Eine Gedenkstätte für Martin Luther King "Weiße machen hier die Kohle"

MEMPHIS · Vor 47 Jahren machte James Earl Ray mit einem einzigen Schuss auf dem Balkon vor Zimmer 306 des Lorraine Motels in Memphis Weltgeschichte. Dem ermordeten Bürgerrechtler Dr. Martin Luther King ist am Tatort ein über 100 Millionen Dollar teures Museum gewidmet.

 Jacqueline Smith war die letzte Bewohnerin des Lorraine Motels in Memphis. FOTO: HAUTKAPP

Jacqueline Smith war die letzte Bewohnerin des Lorraine Motels in Memphis. FOTO: HAUTKAPP

Vor 27 Jahren hat eine zierliche schwarze Frau gegen die Heldenverehrung einen beispiellosen Protest gestartet. "Und ich bin noch lange nicht fertig", sagt Jacqueline Smith kurz vor dem Gedenktag am 4. April. Smith ist in der geschichtsträchtigen Stadt im US-Bundesstaat Tennessee aufgewachsen. Sie war im Januar 1988 die letzte Bewohnerin im Lorraine. Dann setzte man sie gewaltsam vor die Tür. Memphis?

Stadtväter witterten das große Geld mit dem Tourismus, als sie in das schäbige Arbeiterviertel zwischen Mulberry-, Butler- und South Main Street das "National Civil Rights Museum" pflanzten. Was für das Lorraine, in dem früher Jazz-Giganten wie Duke Ellington und Cab Calloway nach ihren Auftritten in den Clubs an der Beale Street schliefen, die Abrissbirne bedeutete.

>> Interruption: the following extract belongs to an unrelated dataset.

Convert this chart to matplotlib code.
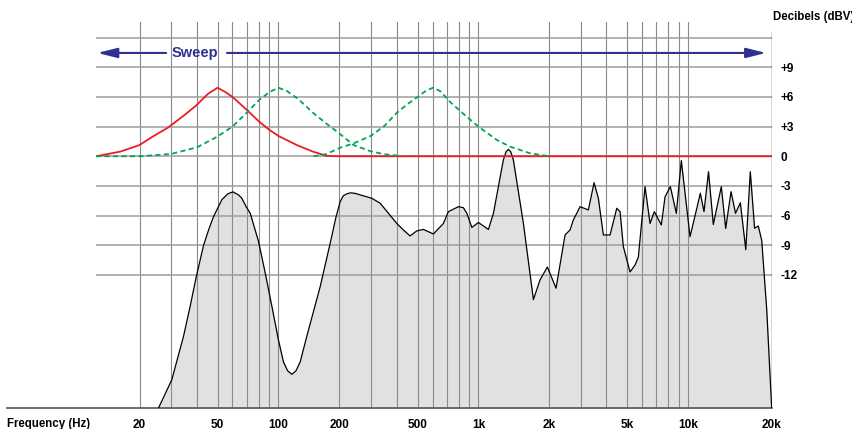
import numpy as np
import matplotlib.pyplot as plt
from matplotlib.ticker import NullLocator

plt.rcParams['font.family'] = ['Liberation Sans', 'DejaVu Sans']
plt.rcParams['font.weight'] = 'bold'

# the frequency grid of the original drawing is hand spaced, so the log axis is warped a bit
grid_hz = [1, 10, 20, 30, 40, 50, 60, 70, 80, 90, 100, 200, 300, 400, 500, 600, 700, 800, 900,
           1000, 2000, 3000, 4000, 5000, 6000, 7000, 8000, 9000, 10000, 20000, 100000]
grid_pos = [-92.7, 85.6, 139.3, 170.7, 196.7, 217.3, 232.3, 246.5, 259.0, 269.3, 278.3, 339.3,
            370.5, 396.7, 417.5, 432.7, 446.7, 459.0, 469.3, 478.3, 549.3, 580.7, 606.3, 627.0,
            642.3, 656.3, 668.3, 678.7, 688.3, 771.7, 965.3]

# measured response (Hz, dBV)
resp_hz = [25.5, 30.3, 34.5, 37.1, 39.7, 43.0, 45.4, 47.9, 52.7, 56.7, 60.3, 64.0, 66.4, 69.6,
           72.7, 79.4, 85.7, 92.6, 100, 105.8, 111, 116.5, 122, 128, 138, 160.6, 180, 192, 201.8,
           210, 220, 230, 245, 273, 304, 333, 365, 400, 429, 461, 495, 536, 604, 674, 712, 794,
           840, 874, 926, 1000, 1103, 1158, 1276, 1310, 1340, 1372, 1407, 1552, 1711, 1826, 1961,
           2180, 2449, 2612, 2726, 2974, 3267, 3484, 3656, 3868, 4163, 4475, 4637, 4804, 5182,
           5500, 5721, 6181, 6531, 6848, 7401, 7712, 8183, 8759, 9261, 10142, 10723, 11048,
           11393, 11828, 12308, 13156, 13644, 14262, 14804, 15409, 16125, 16740, 17350, 17890,
           18405, 19190, 20000]
resp_db = [-25.5, -22.6, -18.2, -15.2, -12.2, -9.0, -7.45, -6.1, -4.4, -3.8, -3.6, -3.9, -4.25,
           -5.1, -5.77, -8.6, -11.8, -15.2, -18.6, -20.8, -21.7, -22.05, -21.7, -20.8, -18.2,
           -13.2, -8.8, -6.2, -4.6, -4.0, -3.8, -3.7, -3.75, -4.0, -4.25, -4.75, -5.77, -6.8,
           -7.45, -8.06, -7.55, -7.4, -7.86, -6.8, -5.6, -5.1, -5.2, -5.77, -7.2, -6.7, -7.4,
           -5.77, -0.37, 0.45, 0.7, 0.45, -0.37, -6.8, -14.5, -12.5, -11.2, -13.35, -7.96, -7.45,
           -6.44, -5.1, -5.43, -2.67, -4.25, -7.96, -7.96, -5.26, -5.6, -9.14, -11.7, -11.0,
           -10.2, -3.07, -6.8, -5.6, -6.95, -4.1, -3.07, -5.77, -0.44, -8.13, -5.3, -3.74, -5.6,
           -1.56, -6.9, -3.07, -7.3, -3.58, -5.77, -4.7, -9.45, -1.56, -7.28, -7.05, -8.5,
           -15.5, -25.5]

# sweeping peak filter: current position (red) and two later positions (green)
red_hz = [11.4, 15.6, 20, 24, 28.9, 35, 40, 45, 50, 55, 60, 70, 80, 90, 100, 123, 148, 173, 200,
          20000]
red_db = [0, 0.47, 1.14, 2.05, 2.9, 4.2, 5.2, 6.3, 6.93, 6.5, 6.0, 4.7, 3.5, 2.66, 2.05, 1.14,
          0.47, 0.03, 0, 0]
green1_hz = [11.4, 20, 30, 40, 50, 60, 70, 80, 90, 100, 110, 125, 149, 175, 200, 240, 300, 350,
             400, 422]
green1_db = [0, 0, 0.23, 0.9, 2.0, 3.0, 4.4, 5.7, 6.5, 6.93, 6.6, 5.8, 4.35, 3.2, 2.3, 1.14, 0.5,
             0.2, 0.07, 0]
green2_hz = [149, 173, 200, 240, 300, 350, 400, 450, 500, 550, 600, 650, 725, 850, 1000, 1197,
             1363, 1657, 2000]
green2_db = [0, 0.23, 0.84, 1.3, 2.05, 3.1, 4.4, 5.3, 6.0, 6.6, 6.93, 6.6, 5.5, 4.2, 3.0, 1.65,
             0.97, 0.3, 0]

x_ticks = [20, 50, 100, 200, 500, 1000, 2000, 5000, 10000, 20000]
x_labels = ['20', '50', '100', '200', '500', '1k', '2k', '5k', '10k', '20k']
y_ticks = [9, 6, 3, 0, -3, -6, -9, -12]
y_labels = ['+9', '+6', '+3', '0', '-3', '-6', '-9', '-12']
y_grid = [12, 9, 6, 3, 0, -3, -6, -9, -12]

BLUE = '#2e3192'
RED = '#ed1c24'
GREEN = '#00a651'

log_grid = np.log10(grid_hz)


def fwd(f):
    return np.interp(np.log10(np.maximum(f, 1e-3)), log_grid, grid_pos)


def inv(u):
    return 10 ** np.interp(u, grid_pos, log_grid)


fig = plt.figure(figsize=(8.53, 4.29), dpi=100)
ax = fig.add_axes([96 / 853, 20.7 / 429, 675.7 / 853, 386.3 / 429])
ax.set_xscale('function', functions=(fwd, inv))
ax.set_xlim(11.4, 20000)
ax.set_ylim(-25.49, 13.58)
ymin = -25.49

# grey response area
ax.fill_between(resp_hz, resp_db, ymin, color='#e1e1e1', lw=0, zorder=1)

# grid
for f in grid_hz[2:-2]:
    ax.axvline(f, color='#8a8a8a', lw=0.8, zorder=2)
for v in y_grid:
    ax.axhline(v, color='#9c9c9c', lw=1.1, zorder=2)
ax.axvline(20000, ymax=0.974, color='#333333', lw=1.0, zorder=3)
ax.plot([-0.132, 1], [0, 0], transform=ax.transAxes, color='#555555', lw=1.2,
        clip_on=False, zorder=3)

ax.plot(resp_hz, resp_db, color='black', lw=0.9, zorder=4, solid_joinstyle='round')

ax.plot(red_hz, red_db, color=RED, lw=1.3, zorder=5, solid_joinstyle='round')
ax.plot(green1_hz, green1_db, color=GREEN, lw=1.3, ls=(0, (2.8, 1.9)), zorder=6)
ax.plot(green2_hz, green2_db, color=GREEN, lw=1.3, ls=(0, (2.8, 1.9)), zorder=6)

# sweep arrow
arrow = dict(arrowstyle='-|>,head_length=0.8,head_width=0.2', color=BLUE, lw=1.5,
             mutation_scale=15, shrinkA=0, shrinkB=0)
ax.annotate('', xy=(11.6, 10.45), xytext=(28.2, 10.45), arrowprops=arrow, zorder=7)
ax.annotate('', xy=(19080, 10.45), xytext=(56.1, 10.45), arrowprops=arrow, zorder=7)
ax.text(39.3, 10.45, 'Sweep', ha='center', va='center', color=BLUE, fontsize=10.5,
        fontweight='bold', zorder=7)

ax.set_xticks(x_ticks)
ax.set_xticklabels(x_labels)
ax.xaxis.set_minor_locator(NullLocator())
ax.tick_params(axis='x', length=0, pad=7.5, labelsize=8.5)
ax.yaxis.tick_right()
ax.set_yticks(y_ticks)
ax.set_yticklabels(y_labels)
ax.tick_params(axis='y', length=0, pad=6, labelsize=8.5)
for s in ax.spines.values():
    s.set_visible(False)

fig.text(773 / 853, 1 - 17 / 429, 'Decibels (dBV)', ha='left', va='center', fontsize=8.3,
         fontweight='bold')
fig.text(7 / 853, 1 - 423.5 / 429, 'Frequency (Hz)', ha='left', va='center', fontsize=8.3,
         fontweight='bold')

fig.savefig('out.png', dpi=100)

"Ein Sündenfall, den Martin Luther King nie zugelassen hätte", sagt Jacqueline Smith voller Entrüstung im Gespräch mit dieser Zeitung, "das Geld hätte er für den Kampf gegen die Armut genutzt." Seit der Eröffnung lebt Smith den Traum des großen Streiters für Fairness und Mitmenschlichkeit weiter. Auf ihre Art. Als zivil ungehorsame Dauerdemonstrantin harrt sie jeden Tag und zu jeder Jahreszeit in Sichtweite des Museums an einem improvisierten Stand mit verbeultem Sonnenschirm und Sofasessel aus und hält die Protestfahne hoch: "Boykottiert das Menschenrechtsmuseum!"

Smith, die an diesem kalten Morgen Ende März eine dunkle Brille gegen das gleißende Sonnenlicht trägt, zeigt auf die teils erkennbar für wohlhabende Kreative aufgehübschte, teils gottverlassene Umgebung, in der früher viele Schwarze lebten. "Heute kann sich hier niemand mehr die Mieten leisten. Und kein Restaurant weit und breit ist hier, von dem Schwarze profitieren würden." Was stimmt, wie später der Aushilfskellner in "Rizzos?s Diner" an der Ecke bestätigt. "Weiße machen hier die Kohle."

Touristen, die zum 50. Jahrestag des Bürgerrechts-Dramas in "Selma" und nach dem gleichnamigen Hollywood-Film in Scharen auch in Memphis einfallen, reagieren verstört, wenn Smith sie freundlich anspricht und auf die "unveränderte Notlage von Afroamerikanern in diesem Land" hinweist. In Memphis ist der Anteil der Schwarzen, die unterhalb der Armutsgrenze leben, überdurchschnittlich hoch. Bei der Mordrate sieht es nicht anders aus. Themen, die wenige Meter weiter in der Gedenkstätte nicht vorkommen. Wer an den originalgetreuen Autos vorbeigeht, die am Abend des Mordes vor Kings Hotelzimmer geparkt waren, in Richtung Kassenschalter, auf den wartet eine teure Musealisierung des Grauens.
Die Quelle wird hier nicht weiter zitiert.